17 mars
2009
Entre chagrin et néant, audiences d'étrangers de Marie Cosnay par Nicole Caligaris
composé à partir de notes prises entre mai et septembre 2008 lors d'audiences du Juge des Libertés et de la Détention pour l'examen du maintien en rétention d'étrangers sans permis de séjour.
L'historien Stéphane Audoin Rouzeau avait franchi la ligne entre histoire et littérature dans son étonnant Cinq deuils de guerre 1914-1918, Noésis, 2001. Preuve que les limites entre les disciplines ne sont pas moins poreuses que celles des états et autres espaces politiques, Marie Cosnay fait la traversée dans l'autre sens : un écrivain consigne et signe une archive versée à l'histoire de notre époque, vivifiante entreprise.
Impossible de ne pas évoquer l'écriture de Charles Reznikoff pour Holocauste ou Testimony, à partir d'archives de procès. Marie Cosnay se trouve dans une position un peu semblable : écrire, ici, c'est exclure, c'est examiner puis rejeter ce qu'on ne retiendra pas ; et très différente : l'écriture n'est pas rétrospective, elle est prospective, filtrage du présent pour le futur immédiat de notre lecture, pour le futur proche ou lointain de l'histoire, et c'est une opération sans recul, depuis dans sa propre lecture déterminée, depuis ses émotions, ses interprétations, son histoire intime, l'auteur englobée dans la pâte de ces audiences dont elle doit conserver le souvenir et le transmettre.

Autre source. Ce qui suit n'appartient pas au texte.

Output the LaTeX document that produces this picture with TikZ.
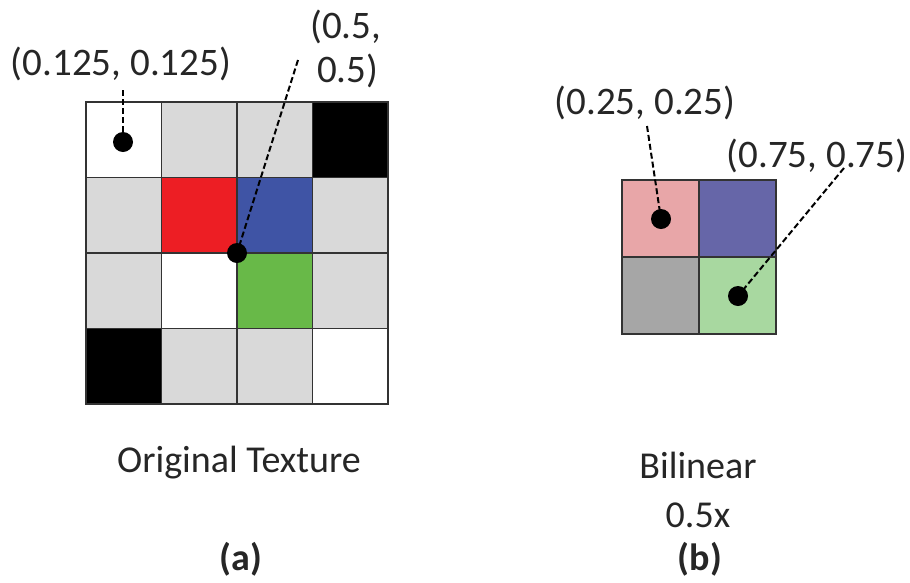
\documentclass[tikz,border=0pt]{standalone}
\usepackage{fontspec}
\setmainfont{Carlito}
\begin{document}
\begin{tikzpicture}[x=1pt,y=-1pt,
  cell/.style={draw=black!80, line width=1.3pt},
  dot/.style={circle, fill=black, inner sep=0pt, minimum size=20pt},
  lead/.style={line width=2pt, dash pattern=on 6pt off 3pt},
  lbl/.style={font=\fontsize{39}{44}\selectfont, inner sep=0pt, text=black!85, anchor=base},
  captxt/.style={font=\fontsize{38}{44}\selectfont, inner sep=0pt, text=black!85, anchor=base}]
\definecolor{lgray}{RGB}{217,217,217}
\definecolor{cred}{RGB}{237,30,36}
\definecolor{cblue}{RGB}{63,84,165}
\definecolor{cgreen}{RGB}{104,185,72}
\definecolor{cpink}{RGB}{232,166,168}
\definecolor{cpurple}{RGB}{102,102,168}
\definecolor{cgray}{RGB}{166,166,166}
\definecolor{clgreen}{RGB}{168,216,160}
\useasboundingbox (0,0) rectangle (910,582);
% ---- original texture 4x4 ----
\def\cs{75.5}
\foreach \r/\c/\col in {0/0/white,0/1/lgray,0/2/lgray,0/3/black,
                        1/0/lgray,1/1/cred,1/2/cblue,1/3/lgray,
                        2/0/lgray,2/1/white,2/2/cgreen,2/3/lgray,
                        3/0/black,3/1/lgray,3/2/lgray,3/3/white}{
  \path[cell, fill=\col] (86+\c*\cs,102+\r*\cs) rectangle ++(\cs,\cs);
}
% ---- bilinear 2x2 ----
\def\cb{77}
\foreach \r/\c/\col in {0/0/cpink,0/1/cpurple,1/0/cgray,1/1/clgreen}{
  \path[cell, fill=\col] (622+\c*\cb,180+\r*\cb) rectangle ++(\cb,\cb);
}
% ---- dots ----
\node[dot] (d1) at (123,142) {};
\node[dot] (d2) at (237,253) {};
\node[dot] (d3) at (661,219) {};
\node[dot] (d4) at (738,296) {};
% ---- labels ----
\node[lbl] (l1) at (121,75) {(0.125, 0.125)};
\node[lbl, align=left, anchor=base west] (l2) at (310,82) {(0.5,\\[0pt]\hspace*{7pt}0.5)};
\node[lbl] (l3) at (645,114) {(0.25, 0.25)};
\node[lbl] (l4) at (817,167) {(0.75, 0.75)};
% ---- leader lines ----
\coordinate (e1) at (123,90);
\coordinate (e2) at (298,60);
\coordinate (e3) at (647,126);
\coordinate (e4) at (844,168);
\draw[lead] (e1) -- (d1.center);
\draw[lead] (e2) -- (d2.center);
\draw[lead] (e3) -- (d3.center);
\draw[lead] (e4) -- (d4.center);
% ---- captions ----
\node[captxt] (t1) at (239,472) {Original Texture};
\node[captxt, font=\fontsize{38}{44}\selectfont\bfseries] (ta) at (241,570) {(a)};
\node[captxt] (t2) at (698,478) {Bilinear};
\node[captxt] (t3) at (698,527) {0.5x};
\node[captxt, font=\fontsize{38}{44}\selectfont\bfseries] (tb) at (700,570) {(b)};
\end{tikzpicture}
\end{document}
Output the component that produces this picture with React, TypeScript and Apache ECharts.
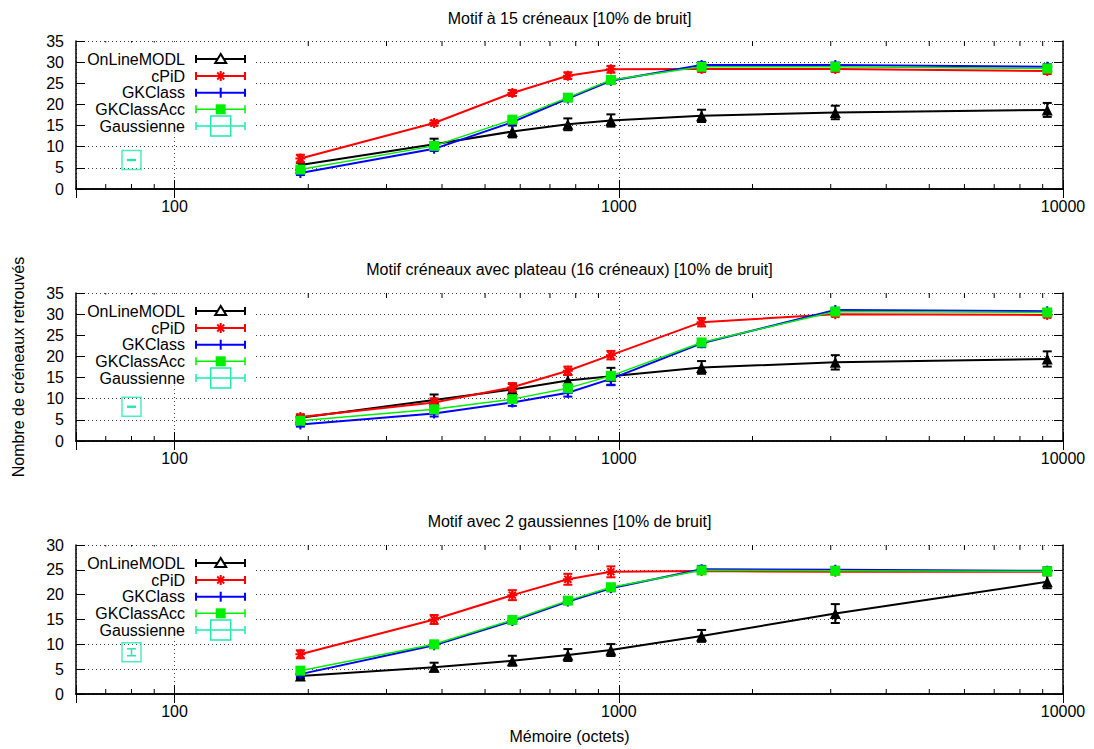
import React, { useEffect, useRef } from "react";
import * as echarts from "echarts";

// ---------- data ----------
const memory = [192, 384, 576, 768, 960, 1536, 3072, 9216];
const minorTicks = [70, 80, 90, 200, 300, 400, 500, 600, 700, 800, 900, 2000, 3000, 4000, 5000, 6000, 7000, 8000, 9000];
const majorLabels = [100, 1000, 10000];
const seriesNames = ["OnLineMODL", "cPiD", "GKClass", "GKClassAcc", "Gaussienne"];
const panelTitles = [
  "Motif à 15 créneaux [10% de bruit]",
  "Motif créneaux avec plateau (16 créneaux) [10% de bruit]",
  "Motif avec 2 gaussiennes [10% de bruit]",
];
const yMaxes = [35, 35, 30];
const gaussMemory = 80;

// panel 1
const p1OnLine = [5.7, 10.6, 13.6, 15.3, 16.2, 17.3, 18.1, 18.7];
const p1OnLineErr = [0.5, 1.3, 1.4, 1.4, 1.45, 1.45, 1.6, 1.65];
const p1Cpid = [7.2, 15.6, 22.7, 26.8, 28.3, 28.4, 28.4, 27.9];
const p1CpidErr = [0.9, 0.6, 0.7, 0.8, 0.8, 0.7, 0.7, 0.7];
const p1GK = [3.8, 9.5, 15.8, 21.4, 25.6, 29.3, 29.3, 28.9];
const p1GKErr = [0.5, 0.5, 0.5, 0.5, 0.6, 0.7, 0.6, 0.6];
const p1GKAcc = [4.6, 10.2, 16.4, 21.6, 25.8, 28.9, 28.9, 28.5];
const p1GKAccErr = [0.5, 0.5, 0.5, 0.5, 0.6, 0.6, 0.6, 0.6];
const p1Gauss = 6.85;
const p1GaussErr = 0.1;

// panel 2
const p2OnLine = [5.5, 9.7, 12.2, 14.3, 15.3, 17.4, 18.6, 19.4];
const p2OnLineErr = [0.5, 1.3, 1.3, 1.3, 2.0, 1.5, 1.7, 1.8];
const p2Cpid = [5.7, 9.1, 12.7, 16.6, 20.3, 28.1, 30.0, 29.8];
const p2CpidErr = [0.6, 1.0, 1.0, 1.0, 1.0, 1.0, 0.6, 0.6];
const p2GK = [3.9, 6.5, 9.1, 11.4, 14.7, 23.1, 31.0, 30.7];
const p2GKErr = [0.5, 0.7, 0.8, 0.9, 1.5, 0.9, 0.5, 0.5];
const p2GKAcc = [4.8, 7.5, 9.9, 12.5, 15.4, 23.3, 30.6, 30.4];
const p2GKAccErr = [0.5, 0.6, 0.6, 0.7, 0.8, 0.8, 0.6, 0.6];
const p2Gauss = 8.1;
const p2GaussErr = 0.1;

// panel 3
const p3OnLine = [3.6, 5.4, 6.7, 7.85, 8.85, 11.7, 16.2, 22.6];
const p3OnLineErr = [0.4, 0.9, 1.0, 1.2, 1.2, 1.2, 1.9, 1.3];
const p3Cpid = [8.0, 15.0, 19.9, 23.1, 24.6, 24.75, 24.6, 24.6];
const p3CpidErr = [0.8, 0.9, 1.0, 1.1, 1.1, 0.6, 0.4, 0.4];
const p3GK = [4.0, 9.8, 14.7, 18.6, 21.3, 25.1, 25.0, 24.8];
const p3GKErr = [0.4, 0.5, 0.5, 0.5, 0.6, 0.7, 0.6, 0.7];
const p3GKAcc = [4.7, 10.0, 14.9, 18.8, 21.5, 24.9, 24.8, 24.7];
const p3GKAccErr = [0.4, 0.5, 0.5, 0.5, 0.5, 0.5, 0.5, 0.5];
const p3Gauss = 8.4;
const p3GaussErr = 0.7;

const panels = [
  { values: [p1OnLine, p1Cpid, p1GK, p1GKAcc], errs: [p1OnLineErr, p1CpidErr, p1GKErr, p1GKAccErr], gauss: p1Gauss, gaussErr: p1GaussErr },
  { values: [p2OnLine, p2Cpid, p2GK, p2GKAcc], errs: [p2OnLineErr, p2CpidErr, p2GKErr, p2GKAccErr], gauss: p2Gauss, gaussErr: p2GaussErr },
  { values: [p3OnLine, p3Cpid, p3GK, p3GKAcc], errs: [p3OnLineErr, p3CpidErr, p3GKErr, p3GKAccErr], gauss: p3Gauss, gaussErr: p3GaussErr },
];

// ---------- styles ----------
const FONT = "'Liberation Sans', Arial, Helvetica, sans-serif";
const GAUSS_COLOR = "#20e8b0";
const ASTERISK = "path://M5,0L5,10M0,5L10,5M1.5,1.5L8.5,8.5M1.5,8.5L8.5,1.5";
const PLUS = "path://M5,0L5,10M0,5L10,5";
const styles = [
  { color: "#000000", symbol: "triangle", size: 11, lw: 2, border: 0 },
  { color: "#ff0000", symbol: ASTERISK, size: 10, lw: 2, border: 2 },
  { color: "#0000ff", symbol: PLUS, size: 10, lw: 2, border: 2 },
  { color: "#00ee00", symbol: "rect", size: 10, lw: 1.5, border: 0 },
];

const GRID_LEFT = 76;
const GRID_WIDTH = 987;
const gridTops = [41, 293, 545];
const gridHeights = [148, 148, 149];
const titleYs = [18, 269, 521];

function errorBarRender(color: string, lw: number) {
  return (params: any, api: any) => {
    const x = api.value(0);
    const lo = api.value(1);
    const hi = api.value(2);
    const a = api.coord([x, hi]);
    const b = api.coord([x, lo]);
    const w = 4.5;
    const st = { stroke: color, lineWidth: lw };
    return {
      type: "group",
      children: [
        { type: "line", shape: { x1: a[0], y1: a[1], x2: b[0], y2: b[1] }, style: st },
        { type: "line", shape: { x1: a[0] - w, y1: a[1], x2: a[0] + w, y2: a[1] }, style: st },
        { type: "line", shape: { x1: b[0] - w, y1: b[1], x2: b[0] + w, y2: b[1] }, style: st },
      ],
    };
  };
}

function legendGraphics(top: number) {
  const els: any[] = [];
  els.push({
    type: "rect",
    z: 5,
    shape: { x: 86, y: top + 1.5, width: 168, height: 91 },
    style: { fill: "#ffffff" },
  });
  const rows = [18, 35, 51.7, 68.3, 85];
  const x1 = 196;
  const x2 = 245;
  const cx = 220.7;
  seriesNames.forEach((name, i) => {
    const y = top + rows[i];
    const color = i < 4 ? styles[i].color : GAUSS_COLOR;
    const lw = i < 4 ? styles[i].lw : 1.5;
    els.push({
      type: "text",
      z: 6,
      x: 185,
      y,
      style: { text: name, align: "right", verticalAlign: "middle", font: `16px ${FONT}`, fill: "#000" },
    });
    const st = { stroke: color, lineWidth: lw };
    els.push({ type: "line", z: 6, shape: { x1, y1: y, x2, y2: y }, style: st });
    els.push({ type: "line", z: 6, shape: { x1, y1: y - 4, x2: x1, y2: y + 4 }, style: st });
    els.push({ type: "line", z: 6, shape: { x1: x2, y1: y - 4, x2, y2: y + 4 }, style: st });
    if (i === 0) {
      els.push({
        type: "polygon",
        z: 7,
        shape: { points: [[cx, y - 5], [cx - 5.5, y + 4], [cx + 5.5, y + 4]] },
        style: { fill: "#fff", stroke: "#000", lineWidth: 2 },
      });
    } else if (i === 1) {
      const s = { stroke: color, lineWidth: 2 };
      els.push({ type: "line", z: 7, shape: { x1: cx, y1: y - 5, x2: cx, y2: y + 5 }, style: s });
      els.push({ type: "line", z: 7, shape: { x1: cx - 3.5, y1: y - 3.5, x2: cx + 3.5, y2: y + 3.5 }, style: s });
      els.push({ type: "line", z: 7, shape: { x1: cx - 3.5, y1: y + 3.5, x2: cx + 3.5, y2: y - 3.5 }, style: s });
    } else if (i === 2) {
      els.push({ type: "line", z: 7, shape: { x1: cx, y1: y - 5, x2: cx, y2: y + 5 }, style: { stroke: color, lineWidth: 2 } });
    } else if (i === 3) {
      els.push({ type: "rect", z: 7, shape: { x: cx - 5, y: y - 5, width: 10, height: 10 }, style: { fill: color } });
    } else {
      els.push({
        type: "rect",
        z: 7,
        shape: { x: cx - 10, y: y - 10, width: 20, height: 20 },
        style: { fill: "none", stroke: color, lineWidth: 1.5 },
      });
    }
  });
  return els;
}

function buildOption() {
  const grid: any[] = [];
  const xAxis: any[] = [];
  const yAxis: any[] = [];
  const series: any[] = [];
  const graphic: any[] = [];

  panels.forEach((panel, p) => {
    const yMax = yMaxes[p];
    grid.push({ left: GRID_LEFT, top: gridTops[p], width: GRID_WIDTH, height: gridHeights[p] });
    const axisLine = { show: true, lineStyle: { color: "#000", width: 1.5 } };
    const tick = { show: true, inside: true, length: 9, lineStyle: { color: "#000", width: 1 } };
    xAxis.push({
      type: "log",
      logBase: 10,
      min: 60,
      max: 10000,
      gridIndex: p,
      position: "bottom",
      axisLine,
      axisTick: tick,
      axisLabel: {
        fontSize: 16,
        fontFamily: FONT,
        color: "#000",
        margin: 9,
        formatter: (v: number) => {
          const m = majorLabels.find((l) => Math.abs(l - v) < l * 1e-6);
          return m !== undefined ? String(m) : "";
        },
      },
      splitLine: { show: true, lineStyle: { color: "#444", width: 1, type: [1, 3] } },
      ...(p === 2
        ? {
            name: "Mémoire (octets)",
            nameLocation: "middle",
            nameGap: 34,
            nameTextStyle: { fontSize: 16, fontFamily: FONT, color: "#000" },
          }
        : {}),
    });
    xAxis.push({
      type: "log",
      logBase: 10,
      min: 60,
      max: 10000,
      gridIndex: p,
      position: "top",
      axisLine,
      axisTick: tick,
      axisLabel: { show: false },
      splitLine: { show: false },
    });
    yAxis.push({
      type: "value",
      min: 0,
      max: yMax,
      interval: 5,
      gridIndex: p,
      position: "left",
      axisLine,
      axisTick: tick,
      axisLabel: { fontSize: 16, fontFamily: FONT, color: "#000", margin: 12 },
      splitLine: { show: true, lineStyle: { color: "#444", width: 1, type: [1, 3] } },
    });
    yAxis.push({
      type: "value",
      min: 0,
      max: yMax,
      interval: 5,
      gridIndex: p,
      position: "right",
      axisLine,
      axisTick: tick,
      axisLabel: { show: false },
      splitLine: { show: false },
    });

    const xi = 2 * p;
    const yi = 2 * p;

    // minor x ticks (bottom and top)
    series.push({
      type: "custom",
      xAxisIndex: xi,
      yAxisIndex: yi,
      silent: true,
      clip: false,
      z: 1,
      data: minorTicks.map((v) => [v, 0]),
      encode: { x: 0, y: 1 },
      renderItem: (params: any, api: any) => {
        const v = api.value(0);
        const b = api.coord([v, 0]);
        const t = api.coord([v, yMax]);
        const st = { stroke: "#000", lineWidth: 1 };
        return {
          type: "group",
          children: [
            { type: "line", shape: { x1: b[0], y1: b[1], x2: b[0], y2: b[1] - 5 }, style: st },
            { type: "line", shape: { x1: t[0], y1: t[1], x2: t[0], y2: t[1] + 5 }, style: st },
          ],
        };
      },
    });

    panel.values.forEach((vals, s) => {
      const st = styles[s];
      const errs = panel.errs[s];
      series.push({
        type: "custom",
        name: seriesNames[s],
        xAxisIndex: xi,
        yAxisIndex: yi,
        silent: true,
        z: 3 + s,
        data: memory.map((m, k) => [m, vals[k] - errs[k], vals[k] + errs[k]]),
        encode: { x: 0, y: [1, 2] },
        renderItem: errorBarRender(st.color, st.lw),
      });
      series.push({
        type: "line",
        name: seriesNames[s],
        xAxisIndex: xi,
        yAxisIndex: yi,
        z: 3 + s,
        data: memory.map((m, k) => [m, vals[k]]),
        symbol: st.symbol,
        symbolSize: st.size,
        showAllSymbol: true,
        lineStyle: { color: st.color, width: st.lw },
        itemStyle: {
          color: st.border ? "none" : st.color,
          borderColor: st.color,
          borderWidth: st.border,
        },
      });
    });

    // Gaussienne
    series.push({
      type: "custom",
      name: "Gaussienne",
      xAxisIndex: xi,
      yAxisIndex: yi,
      silent: true,
      z: 8,
      data: [[gaussMemory, panel.gauss - panel.gaussErr, panel.gauss + panel.gaussErr]],
      encode: { x: 0, y: [1, 2] },
      renderItem: errorBarRender(GAUSS_COLOR, 1.5),
    });
    series.push({
      type: "scatter",
      name: "Gaussienne",
      xAxisIndex: xi,
      yAxisIndex: yi,
      z: 8,
      data: [[gaussMemory, panel.gauss]],
      symbol: "rect",
      symbolSize: 19,
      itemStyle: { color: "none", borderColor: GAUSS_COLOR, borderWidth: 1.5 },
    });

    graphic.push({
      type: "text",
      x: GRID_LEFT + GRID_WIDTH / 2,
      y: titleYs[p],
      style: { text: panelTitles[p], align: "center", verticalAlign: "middle", font: `16px ${FONT}`, fill: "#000" },
    });
    graphic.push(...legendGraphics(gridTops[p]));
  });

  graphic.push({
    type: "text",
    x: 18,
    y: 367,
    rotation: Math.PI / 2,
    style: {
      text: "Nombre de créneaux retrouvés",
      align: "center",
      verticalAlign: "middle",
      font: `16px ${FONT}`,
      fill: "#000",
    },
  });

  return {
    animation: false,
    backgroundColor: "#ffffff",
    grid,
    xAxis,
    yAxis,
    series,
    graphic,
  };
}

export default function App() {
  const ref = useRef<HTMLDivElement>(null);
  useEffect(() => {
    if (!ref.current) return;
    const chart = echarts.init(ref.current, undefined, { renderer: "svg" });
    chart.setOption(buildOption() as any);
    return () => chart.dispose();
  }, []);
  return (
    <div
      ref={ref}
      style={{ position: "absolute", left: 0, top: 0, width: 1094, height: 749, background: "#fff" }}
    />
  );
}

Du présent qui n'est rien, qui n'est qu'une lecture héritée, quel passé compose, pour ses successeurs, le littéraire ? Quel témoignage construit la littérature ?
Cosnay pense son cadre avec soin, explique sa façon de prendre des notes, quelquefois de perdre pied, sa réflexion sur les noms propres, sur les fonctions plutôt que les personnes, sur les limites de sa position, sur son implication, ses sentiments face à des situations aussi déchirantes, sa fraîcheur d'attention qui risque de pâtir d'un nécessaire détachement. Les propos rapportés sont toujours clairement attribués à leur source mais ne sont jamais donnés entre guillemets comme verbatim ou citations : ce sont des propos entendus, passés par le sujet qui les écrit, internes au texte de Cosnay, assumés par le "je" présent aux audiences et qui les a perçus. Le "je" qui regarde, non pas qui observe, qui regarde, qui écoute, qui ressent, le "je" foyer de l'écrit.
Cependant la littérature ne pratique pas exactement l'observation participante héritée de l'ethnographie de Malinowski, bien que née de sa sensibilité littéraire, ce qui rend, là encore, les lignes pénétrables.
Le travail de Marie Cosnay se situe dans la lignée de ceux de John Berger sur les travailleurs migrants et de Maryline Desbiolles avec C'est pourtant pas la guerre
.
La littérature, ici, pratique un exercice du regard, comme on dirait un exercice spirituel, un exercice du sujet convoqué par ce à quoi il assiste, au sens plein du terme. L'écrivain n'a pas à construire son objet, il a à faire travailler la question littéraire, qui ne peut pas être "qu'est-ce ?" mais à la fois "qui est-ce ?" et "qui suis-je ?". C'est de ce "qui suis-je ?" dans cette réalité dont témoigne ce livre.
Des documents externes, toujours signalés typographiquement, sont insérés dans le texte, extraits de loi ou articles qui donnent à ces audiences une perspective historique et sociale.
À propos de l'intervention humaine, Marie Cosnay distingue le plan éthique du plan proprement politique et cette position exprimée en épigraphe permet de passer le stupide "à quoi bon" qui réduit toute entreprise à l'injonction de l'efficacité ; et d'affirmer que le devoir n'est pas soluble dans l'utile.
Ce livre existe pour l'histoire ; pour notre époque, il a la vertu de montrer comment se referment les mâchoires de la bêtise au pouvoir et de ré-affirmer que nous ne cesserons pas, ni les uns ni les autres, chacun selon sa juste façon, que nous ne cesserons pas d'écrire, que personne ne nous fera cesser d'écrire sur ce scandale des violences faites ici aux migrants.